● **GIVEN REQUEST**: Copy exactly the lines from the beginning of the data down to and including the line holding "height = 867;", without any pictures.

● **SUPPLIED RECORDS**:
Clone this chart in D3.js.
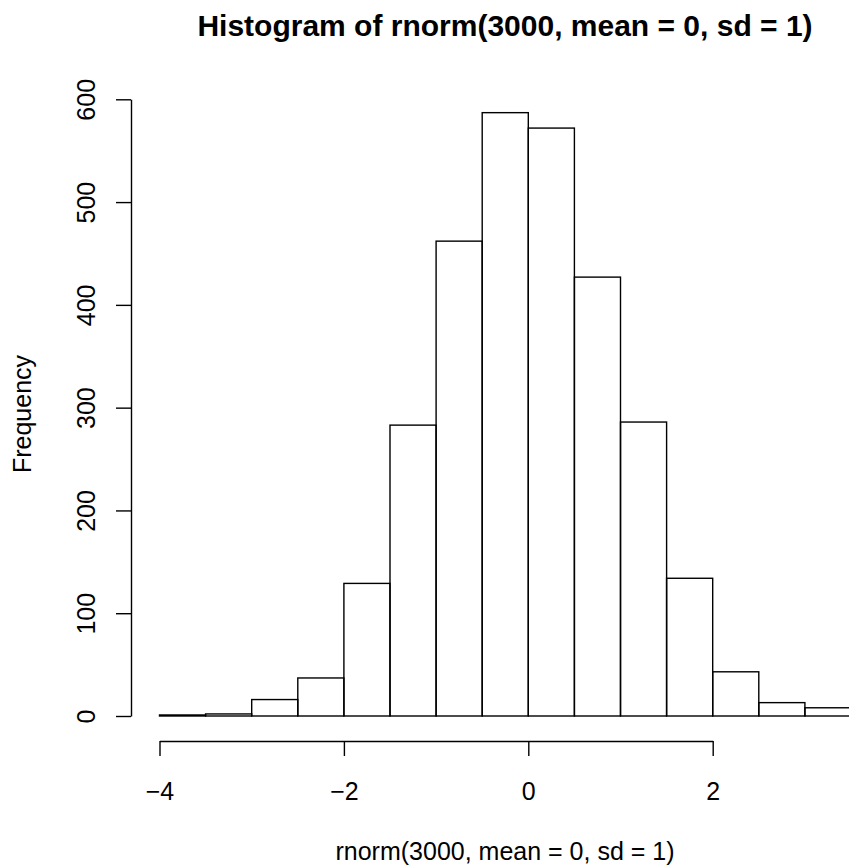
<!DOCTYPE html>
<html>
<head>
<meta charset="utf-8">
<script src="https://cdn.jsdelivr.net/npm/d3@7"></script>
<style>
  body { margin: 0; background: #fff; }
  svg text { font-family: "Liberation Sans", Arial, sans-serif; fill: #000; }
</style>
</head>
<body>
<div id="chart"></div>
<script>
(function() {
    var width = 849,
        height = 867;

    // histogram bins (breaks every 0.5) and counts
    var binStarts = [-4, -3.5, -3, -2.5, -2, -1.5, -1, -0.5, 0, 0.5, 1, 1.5, 2, 2.5, 3];
    var counts = [1, 2, 16, 37, 129, 283, 462, 587, 572, 427, 286, 134, 43, 13, 8];
    var binWidth = 0.5;
    var xTicks = [-4, -2, 0, 2];
    var yTicks = [0, 100, 200, 300, 400, 500, 600];

    var svg = d3.select("#chart")
        .append("svg")
        .attr("width", width)
        .attr("height", height)

    var xScale = d3.scaleLinear().domain([-4, 2]).range([159.5, 712.7]);
    var yScale = d3.scaleLinear().domain([0, 600]).range([716, 99.3]);

    var bins = binStarts.map(function(s, i) {
        return { x0: s, x1: s + binWidth, n: counts[i] };
    });

    svg.selectAll(".bar")
        .data(bins)
        .enter().append("rect")
        .attr("class", "bar")
        .attr("x", function(d) { return xScale(d.x0) })
        .attr("width", function(d) { return xScale(d.x1) - xScale(d.x0) })
        .attr("y", function(d) { return yScale(d.n) })
        .attr("height", function(d) { return yScale(0) - yScale(d.n) })
        .attr("fill", "none")
        .attr("stroke", "#000")
        .attr("stroke-width", 1.4)

    // x axis
    var xAxis = svg.append("g")
        .attr("transform", "translate(0,741)")
        .call(d3.axisBottom(xScale).tickValues(xTicks).tickFormat(d3.format("d")).tickSize(15).tickSizeOuter(0))
    xAxis.selectAll("path, line").attr("stroke", "#000").attr("stroke-width", 1.4)
    xAxis.selectAll("text")
        .attr("y", 59)
        .attr("dy", 0)
        .style("font-size", "25px")
        .style("font-family", "Liberation Sans, Arial, sans-serif")

    // y axis
    var yAxis = svg.append("g")
        .attr("transform", "translate(131,0)")
        .call(d3.axisLeft(yScale).tickValues(yTicks).tickFormat(d3.format("d")).tickSize(15).tickSizeOuter(0))
    yAxis.selectAll("path, line").attr("stroke", "#000").attr("stroke-width", 1.4)
    yAxis.selectAll("text")
        .attr("transform", "rotate(-90)")
        .attr("x", 0)
        .attr("y", -36)
        .attr("dy", 0)
        .attr("text-anchor", "middle")
        .style("font-size", "25px")
        .style("font-family", "Liberation Sans, Arial, sans-serif")

    // plot region centre, R style
    var midX = 505,
        midY = 414;

    svg.append("text")
        .attr("x", midX)
        .attr("y", 36)
        .attr("text-anchor", "middle")
        .style("font-size", "30px")
        .style("font-weight", "bold")
        .text("Histogram of rnorm(3000, mean = 0, sd = 1)")

    svg.append("text")
        .attr("x", midX)
        .attr("y", 860)
        .attr("text-anchor", "middle")
        .style("font-size", "25px")
        .text("rnorm(3000, mean = 0, sd = 1)")

    svg.append("text")
        .attr("transform", "translate(31," + midY + ") rotate(-90)")
        .attr("text-anchor", "middle")
        .style("font-size", "25px")
        .text("Frequency")
})();
</script>
</body>
</html>
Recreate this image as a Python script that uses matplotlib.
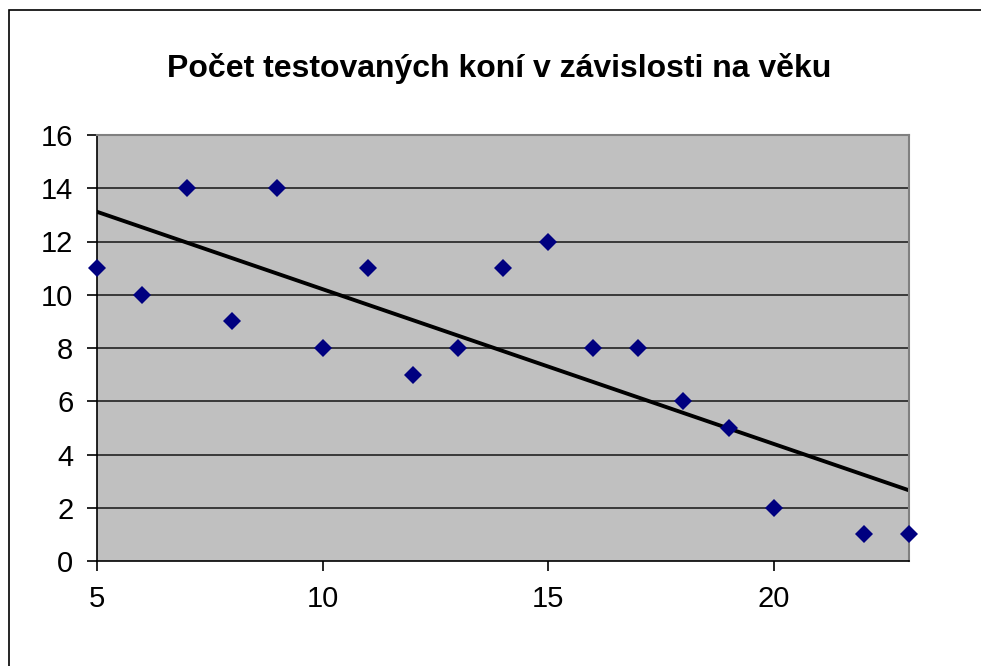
import numpy as np
import matplotlib
matplotlib.use("Agg")
import matplotlib.pyplot as plt
from matplotlib.patches import Rectangle

# age (years) vs number of tested horses
vek = [5, 6, 7, 8, 9, 10, 11, 12, 13, 14, 15, 16, 17, 18, 19, 20, 22, 23]
pocet = [11, 10, 14, 9, 14, 8, 11, 7, 8, 11, 12, 8, 8, 6, 5, 2, 1, 1]
x_ticks = [5, 10, 15, 20]
y_ticks = [0, 2, 4, 6, 8, 10, 12, 14, 16]

plt.rcParams["font.family"] = ["Liberation Sans", "DejaVu Sans"]

fig = plt.figure(figsize=(9.81, 6.66), dpi=100)
# outer chart border (cut off at right/bottom like the screenshot)
fig.patches.append(Rectangle((9 / 981, -0.1), 1.2, 1 - 10 / 666 + 0.1, transform=fig.transFigure,
                             fill=False, ec="black", lw=1.2))

ax = fig.add_axes([97 / 981, 1 - 561 / 666, 812 / 981, 426 / 666])
ax.set_facecolor("#C0C0C0")
ax.set_xlim(5, 23)
ax.set_ylim(0, 16)
ax.set_xticks(x_ticks)
ax.set_yticks(y_ticks)
for y in y_ticks[1:-1]:
    ax.axhline(y, color="#222222", lw=1.2, zorder=1)

# linear trend
k, q = np.polyfit(vek, pocet, 1)
xs = np.array([min(vek), max(vek)])
ax.plot(xs, k * xs + q, color="black", lw=2.8, zorder=2)

ax.plot(vek, pocet, "D", color="#000080", ms=9, mew=0, zorder=3, clip_on=False)

for s in ["top", "right"]:
    ax.spines[s].set_color("#808080")
    ax.spines[s].set_linewidth(1.5)
for s in ["left", "bottom"]:
    ax.spines[s].set_color("black")
    ax.spines[s].set_linewidth(1.2)
ax.tick_params(direction="out", length=7, width=1.2, labelsize=21, colors="black")
ax.tick_params(axis="x", pad=10)
ax.tick_params(axis="y", pad=10)

fig.text(499 / 981, 1 - 68 / 666, "Počet testovaných koní v závislosti na věku",
         ha="center", va="center", fontsize=23, fontweight="bold")

fig.savefig("out.png", dpi=100)
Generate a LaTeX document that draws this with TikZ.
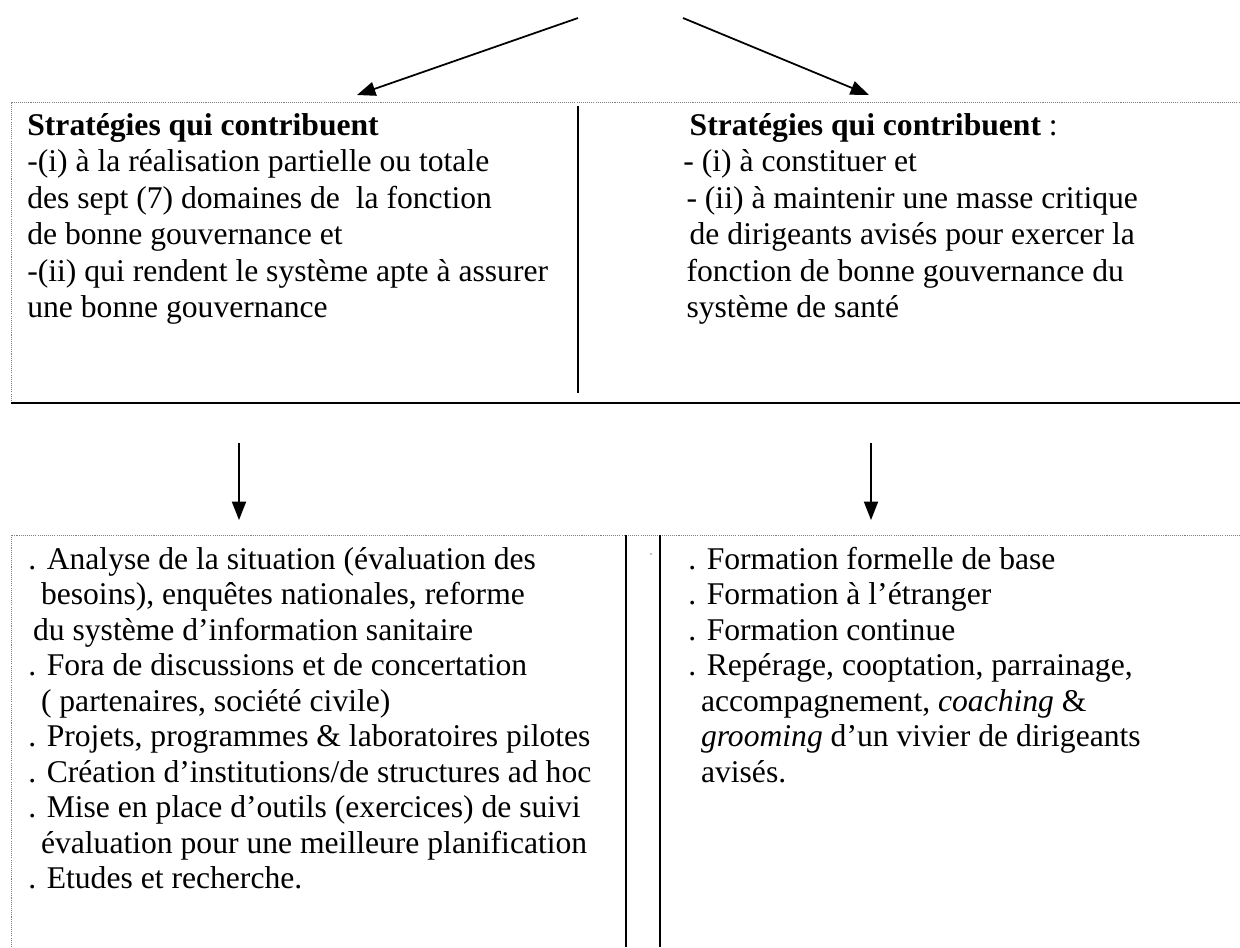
\documentclass[tikz,border=0pt]{standalone}
\usepackage{fontspec}
\setmainfont{Liberation Serif}
\usetikzlibrary{arrows.meta}

\tikzset{
  txt/.style={anchor=base west, inner sep=0pt, font=\fontsize{18}{20.7}\selectfont},
  dotline/.style={gray, line width=0.5pt, dash pattern=on 0.6pt off 0.6pt},
  sepline/.style={line width=0.6pt},
  arr/.style={line width=1pt, -{Triangle[length=10.5pt,width=8pt]}},
}
\def\lh{36.5}
\def\lhb{35.5}

\begin{document}
\begin{tikzpicture}[x=0.02cm, y=-0.02cm]
  \useasboundingbox (0,0) rectangle (1240,947);

  % upper frame
  \draw[dotline] (11,403) -- (11,102) -- (1240,102);
  \draw[line width=1.1pt] (11,403) -- (1240,403);
  \draw[sepline] (578,106) -- (578,393);

  % lower frame
  \draw[dotline] (11,947) -- (11,535) -- (1240,535);
  \draw[sepline] (626,535) -- (626,947);
  \draw[sepline] (660,535) -- (660,947);
  \fill (651,554) circle (0.7);

  % arrows
  \coordinate (srcL) at (578,18);
  \coordinate (tipL) at (357,95);
  \coordinate (srcR) at (683,18);
  \coordinate (tipR) at (869,95);
  \coordinate (dnL) at (239,443);
  \coordinate (upL) at (239,520);
  \coordinate (dnR) at (871,443);
  \coordinate (upR) at (871,520);
  \draw[arr] (srcL) -- (tipL);
  \draw[arr] (srcR) -- (tipR);
  \draw[arr] (dnL) -- (upL);
  \draw[arr] (dnR) -- (upR);

  % upper texts
  \foreach \t [count=\i from 0] in {
      {\textbf{Stratégies qui contribuent}},
      {-(i) à la réalisation partielle ou totale},
      {des sept (7) domaines de\ \ la fonction},
      {de bonne gouvernance et},
      {-(ii) qui rendent le système apte à assurer},
      {une bonne gouvernance}} {
    \node[txt, name=ul\i] at (27,{135+\lh*\i}) {\t};
  }
  \foreach \t [count=\i from 0] in {
      {\hspace*{0.2em}\textbf{Stratégies qui contribuent} :},
      {- (i) à constituer et},
      {\hspace*{0.1em}- (ii) à maintenir une masse critique},
      {\hspace*{0.2em}de dirigeants avisés pour exercer la},
      {\hspace*{0.1em}fonction de bonne gouvernance du},
      {\hspace*{0.1em}système de santé}} {
    \node[txt, name=ur\i] at (683,{135+\lh*\i}) {\t};
  }

  % lower texts
  \foreach \t [count=\i from 0] in {
      {. Analyse de la situation (évaluation des},
      {\hspace*{0.4em}besoins), enquêtes nationales, reforme},
      {\hspace*{0.15em}du système d’information sanitaire},
      {. Fora de discussions et de concertation},
      {\hspace*{0.4em}( partenaires, société civile)},
      {. Projets, programmes \& laboratoires pilotes},
      {. Création d’institutions/de structures ad hoc},
      {. Mise en place d’outils (exercices) de suivi},
      {\hspace*{0.4em}évaluation pour une meilleure planification},
      {. Etudes et recherche.}} {
    \node[txt, name=ll\i] at (28,{569+\lhb*\i}) {\t};
  }
  \foreach \t [count=\i from 0] in {
      {. Formation formelle de base},
      {. Formation à l’étranger},
      {. Formation continue},
      {. Repérage, cooptation, parrainage,},
      {\hspace*{0.4em}accompagnement, \textit{coaching} \&},
      {\hspace*{0.4em}\textit{grooming} d’un vivier de dirigeants},
      {\hspace*{0.4em}avisés.}} {
    \node[txt, name=lr\i] at (688,{569+\lhb*\i}) {\t};
  }
\end{tikzpicture}
\end{document}
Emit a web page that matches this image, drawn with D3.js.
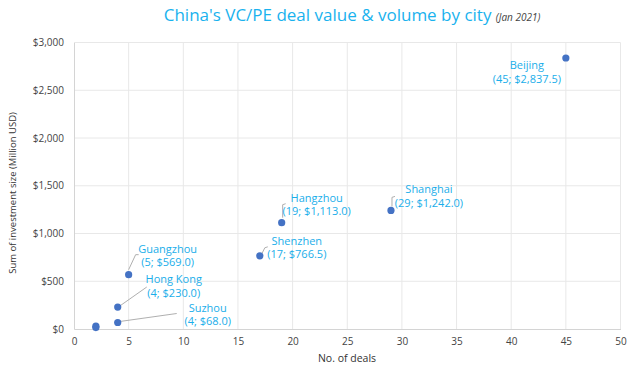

● **REPLY TO THE EXERCISE**:
Clone this chart in D3.js.
<!DOCTYPE html>
<html>
<head>
<meta charset="utf-8">
<script src="https://cdn.jsdelivr.net/npm/d3@7"></script>
<style>
  body { margin: 0; background: #fff; }
  svg text { font-family: "Liberation Sans", Arial, sans-serif; fill: #000; }
</style>
</head>
<body>
<div id="chart"></div>
<script>
(function() {
    var width = 849,
        height = 867;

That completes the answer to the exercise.